11 Temmuz 2013 Perşembe

The Call (2013)


Yönetmen: Brad Anderson
Oyuncular: Halle Berry, Abigail Breslin, Michael Eklund, Morris Chestnut, Michael Imperioli, David Otunga, Justina Machado, Denise Dowse
Senaryo: Richard D'Ovidio, Nicole D'Ovidio, Jon Bokenkamp
Müzik: John Debney

Jordan, 911 Acil yardım hattında santral görevlisi olarak çalışan bir kadındır. Bir gün merkezi arayan genç bir kız sesi evine zorla giren biri olduğunu ve hayatının tehlikede olduğunu söyler. Jordan ekipler evi tespit edip kızı kurtarıncaya kadar hatta kalıp kıza destek olmaya çalışırken beklenmedik bir hata yapar. Genç kız öldürülüp gömülmüş olarak bulunur. Psikolojisi bozulan Jordan santralden geri hizmete çekilir. Altı ay sonra 911'e Casey adlı bir genç kızdan kaçırıldığına dair yardım çağrısı gelir. Çağrıyı bir acemi görevliden devralan Jordan kızı kurtarmak için elinden gelen her şeyi yapmaya kararlıdır. Yavaş yavaş anlaşılır ki Jordan’ın altı ay önce kurtaramadığı kızın katiliyle Casey’yi kaçıran kişi aynı adamdır.

The Machinist (2004) filminde elde ettiği başarıyla adını duyuran, ancak Transsiberian (2008) ve Vanishing On 7th Street (2010) ile grafiğini düşürdükten sonra bazı tanınmış dizilerin çeşitli bölümlerini yöneten Brad Anderson’ın son filmi The Call, o grafiği yükseltmeyi yine başaramayan bir psikolojik gerilim denemesi. Tabii bir kamyon dolusu klişeyle donatıldığı için psikolojik gerilimden aksiyona doğru kaymaktan kendini alamıyor. Mesela altı ay arayla aynı katilin yakalamaya çalıştığı iki kızın yardım çağrılarının 911 görevlisi kahramanımız Jordan’a denk gelmesi, (gerçi ikincisinde direk telefonda değil, telefondaki görevlinin hemen tepesindeydi) tesadüfün ancak iğne deliği olabilir. Böylece geçmişindeki bir hatayı telafi etme fırsatı verilen kahramanlar kervanına Jordan’da katılıyor. Katilin amacını gerçekleştirmeye çalışırken yoluna çıkanları harcaması, çekmeyen telefon, polise haber vermeden yapılan aptallıklar, öldü sanılanın birden arkanızda bitivermesi gibi uğraşsam bir o kadar daha bulabileceğim bayatlıklar film boyunca yakanızdan düşmüyor.
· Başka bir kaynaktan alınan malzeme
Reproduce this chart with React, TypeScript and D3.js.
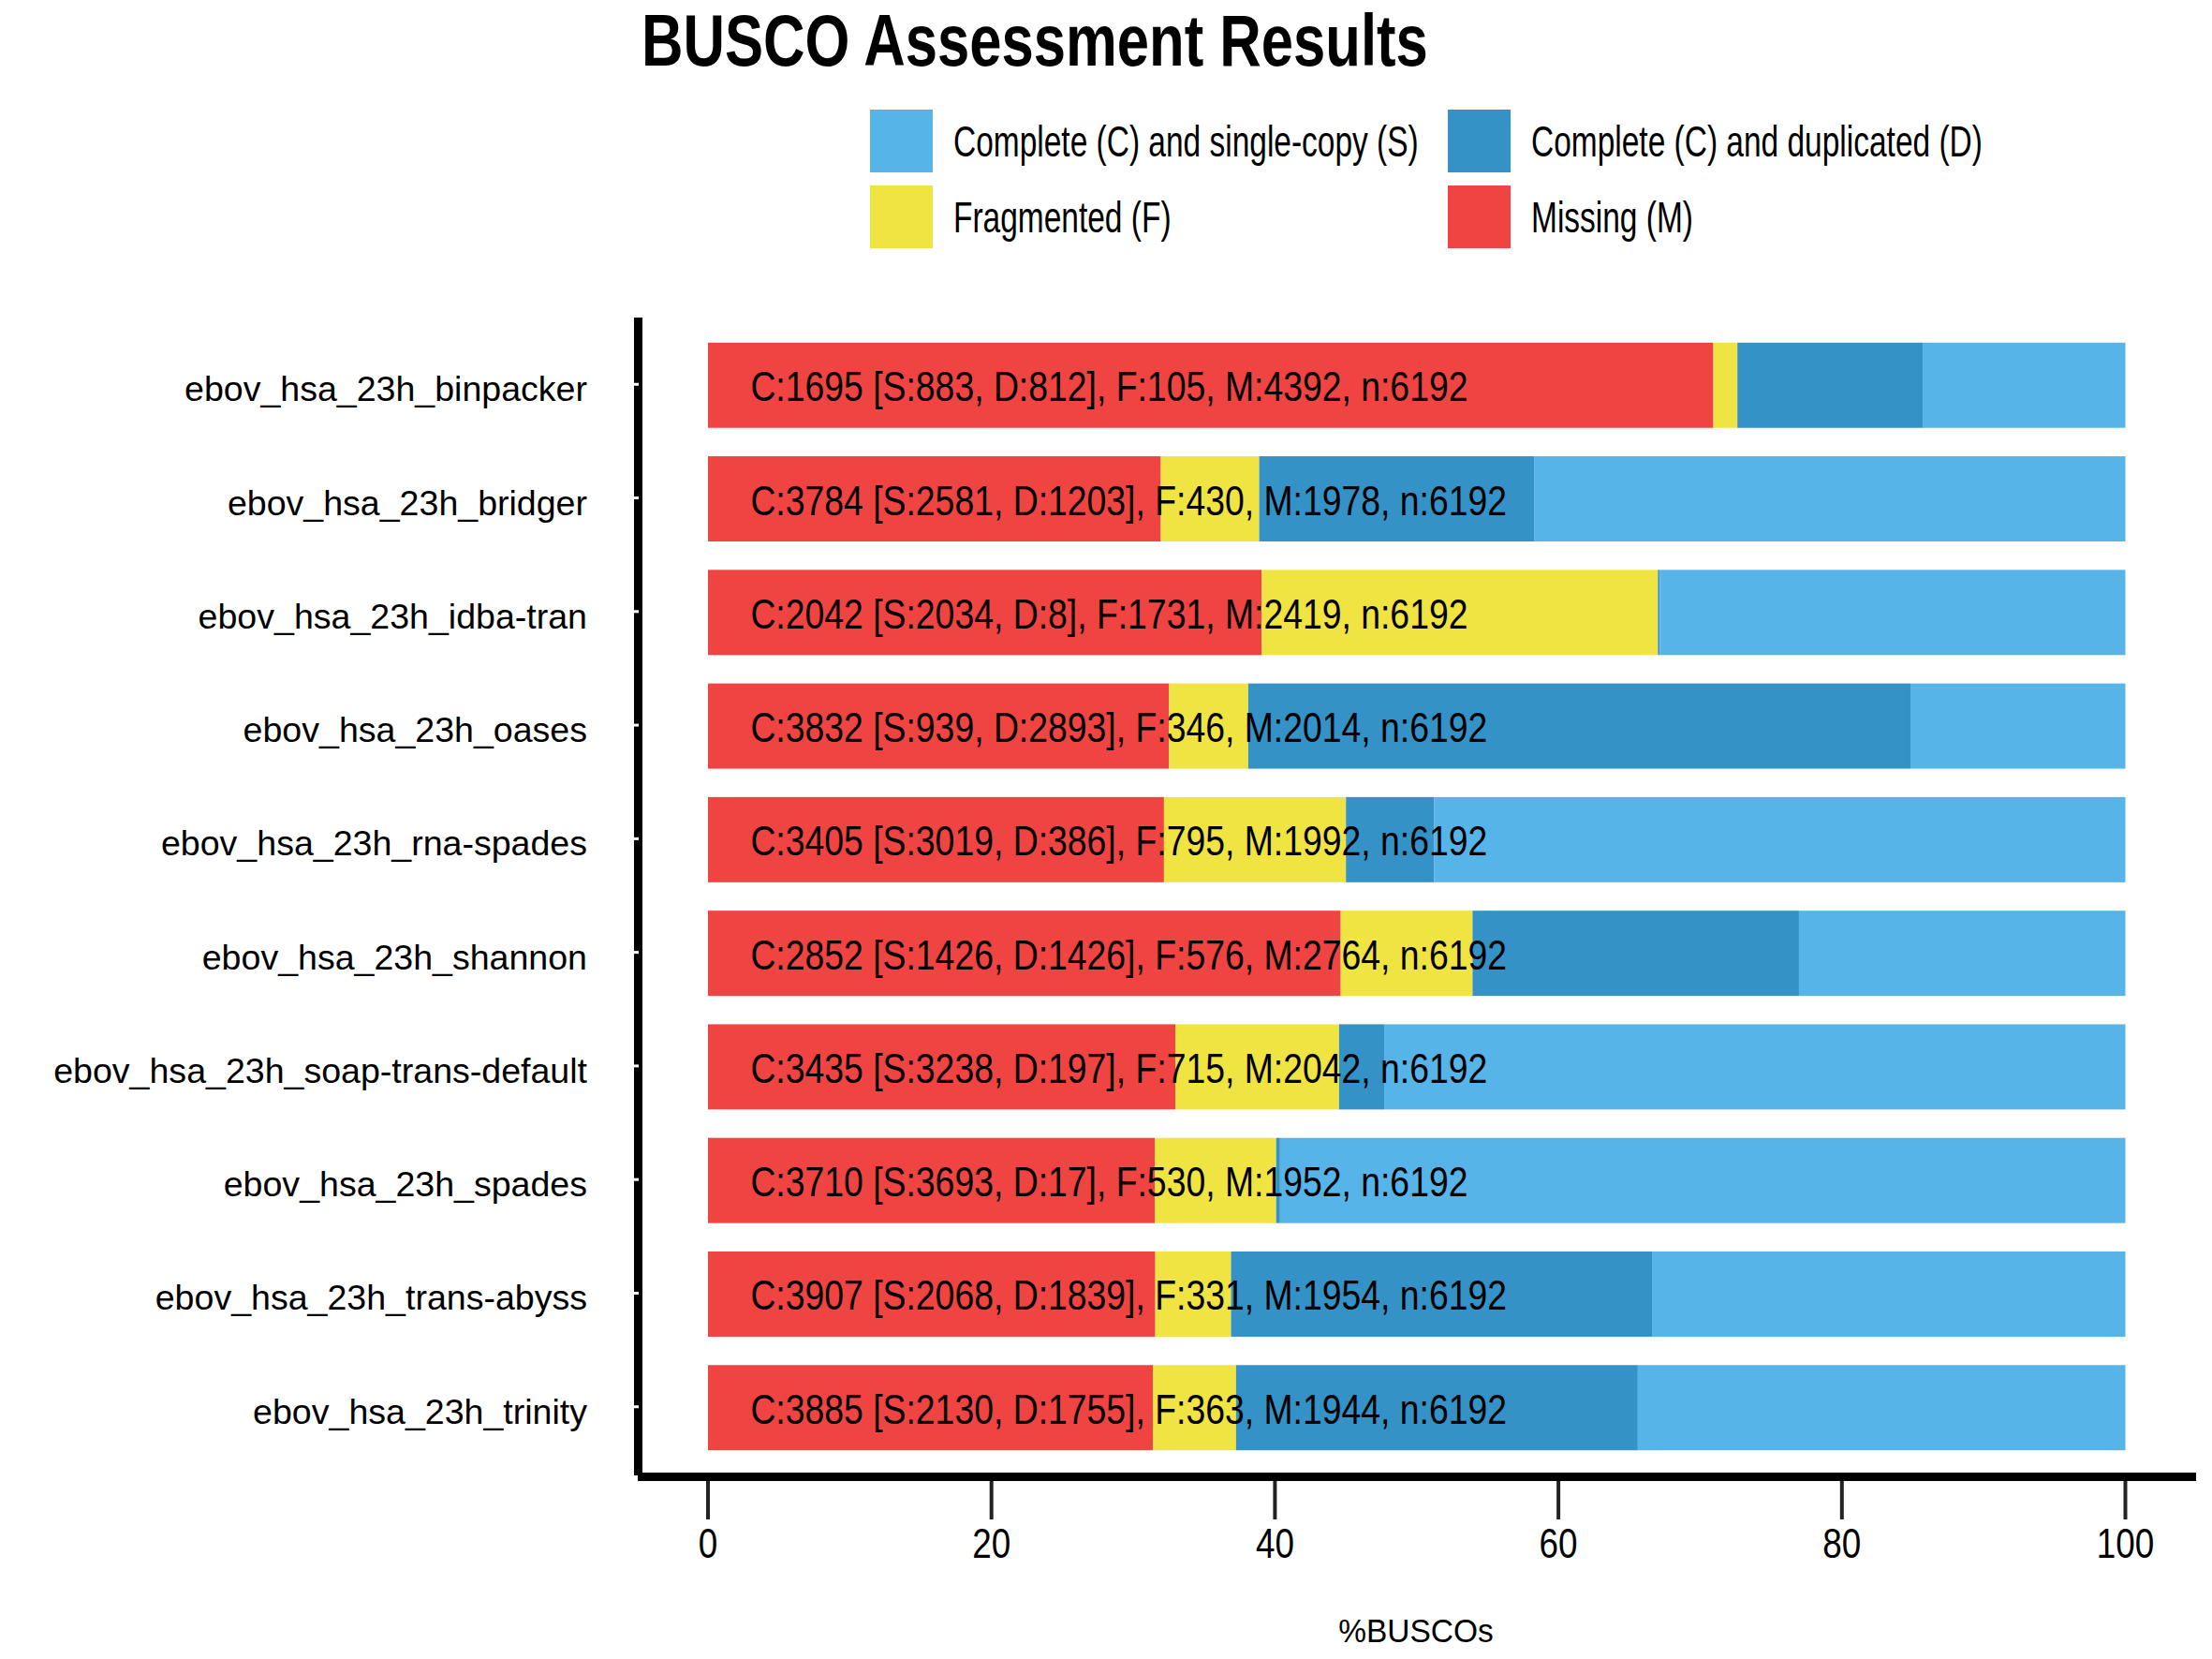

Psikopatımızın ise Maniac filmini anımsatan kafayı sıyırma sebepleri akla geldikçe, bu üçüncü senaryo çalışmasıyla da bir baltaya sap olamayacağının sinyallerini veren Richard D'Ovidio’nun Brad Anderson ile ortaklığı, bakış şekline göre farklı sonuçlar doğuruyor. Sadece sürükleyici vakit geçirmelik bir akşam seyirliği arayanların memnun kalacağı, bunun bir aşama bile fazlasını bekleyenlerin daha çok bekleyecekleri bir film ortaya çıkıyor. Bana göre Maniac’tan daha iyiydi. Halle Berry, klasına yakışır biçimde telefon başındayken güven verici bir oyun çıkarıyor. Ama ne zaman ki sahaya inmeye kalkıyor, işte orada hem filmin kendisi, hem de Berry filme dudak büktürüyor. Katili canlandıran Michael Eklund da sevimsizliği ve tekinsizliğiyle dikkat çekici olmayı beceriyor. The Call, The Machinist’ten sonrası için umut saçan Brad Anderson’ın aslında yüzlercesi gibi sıradan olduğunu hala anlamayanlar için yeni bir fırsat.